Khuong’s legal case also took a blow on Aug. 28 when Quebec Superior Court Justice Michel Beaupré rejected her application to be reinstated immediately to the head of the regulator. In his written decision, the justice argued that normal operations at the barreau would be disrupted if Khuong was reinstated, and that bringing her back early would do nothing to correct the current crisis.

Beaupre also said it was unclear if the barreau’s board had surpassed its jurisdiction in suspending her, as Khuong’s lawyer had argued. But the judge did accept her request to have the barreau’s ad hoc committee suspend its investigation until that question was resolved in the trial, which was scheduled to begin in early October.

Five days later, on Sept. 2, another unforeseen twist occurred when four former Quebec premiers, three of them lawyers — Lucien Bouchard and brothers Daniel and Pierre-Marc Johnson — wrote an open letter imploring the barreau not to reinstate Khuong. Doing so, they argued, “would go against the very ethics and respect for the law that the bar is supposed to espouse.”

That letter was met with a mix of bewilderment and outrage by many Quebec lawyers. “It was an unacceptable and paternalistic interference in the affairs of the bar,” said Latour. “Who are they to judge [Khuong]? I think it was part of a counter-offensive intended to minimize the overwhelming support for Khuong at the Aug. 24 meeting, and to stroke the ego of self-important people.”

Resignation

Khuong grabbed the headlines back a few days later when she publicly released the surveillance tapes of her two alleged infractions at the Simons’ stores.
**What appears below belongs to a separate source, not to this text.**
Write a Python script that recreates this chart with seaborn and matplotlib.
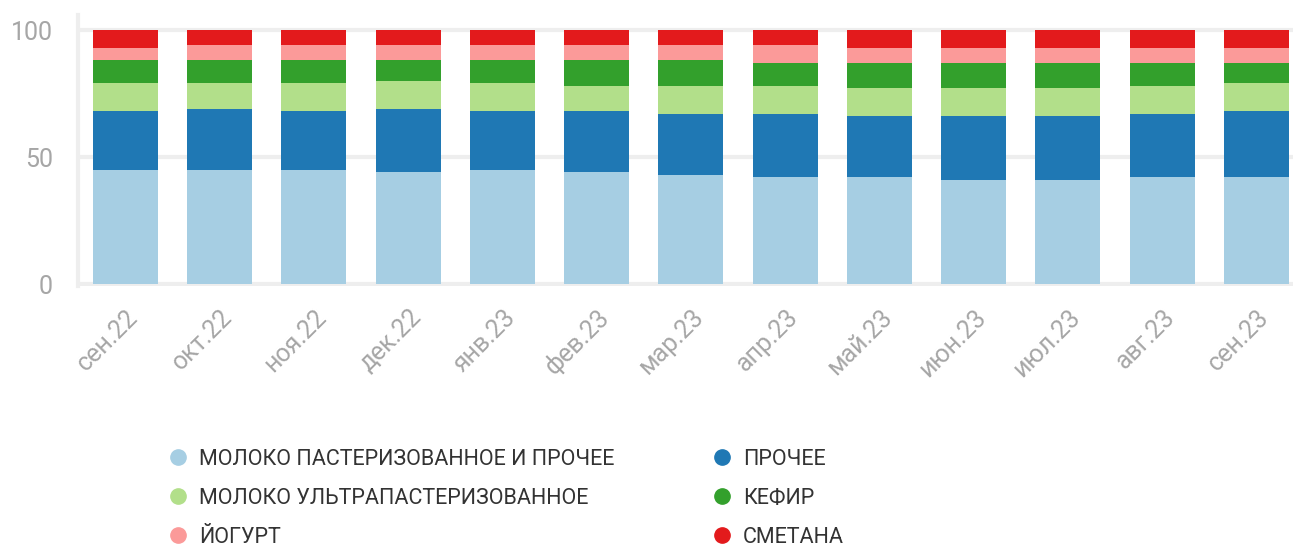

Obtained through an information request she made to the retail chain right after Doray’s bombshell, the tapes fail to show any crimes being committed.

Though the tapes appeared to put a dent in the barreau’s case, the weeks of crisis and high emotions had taken a toll on Khuong. Having already spent $500,000 in the fight (compared to an estimated $1 million for the barreau, which refuses to reveal that information), Khuong said she realized that “someone needed to sacrifice themselves to end this insane situation, which was really hurting my family and the profession I love. And I knew it had to be me.”

She said she initiated the contacts that led to a second round of mediation with Rolland at the Montreal courthouse on Sept. 11. She and Bertrand spent the day shuttling back and forth there in meetings with the judge, who also met with Doray and other barreau representatives, trying to find common ground. “We talked about a lot of things,” said Khuong. “When [Rolland] told me [the barreau] had accepted to continue pushing my program, to write me a letter of apology, and to consider [new bâtonnière Claudia Prémont from Quebec City] as my replacement, I agreed to resign and end my lawsuit.” Prémont, a board member from Quebec City who was on vacation in Europe when the crisis broke, was officially named bâtonnière on Sept. 15. She will serve the rest of Khuong’s prescribed two-year term.

Leaving the restaurant, which is just up the street from the original Simons store where Khuong got her first credit card at 17, using the money she earned working as a waitress at her parents’ restaurant to build her first wardrobe, Khuong said she is happy with the deal and serene about her decision.

She was already thinking about running for bâtonnière again in two years. “There are a lot of things we need to fix in our profession and in our society, and lawyers can play a big role if they get motivated and express their views,” Khuong said. “I want to help make that happen. But right now I’m focusing on the many positive things in my life. And this is it for interviews. I’m leaving on a few days vacation to get away from all and relax, maybe do some shopping.”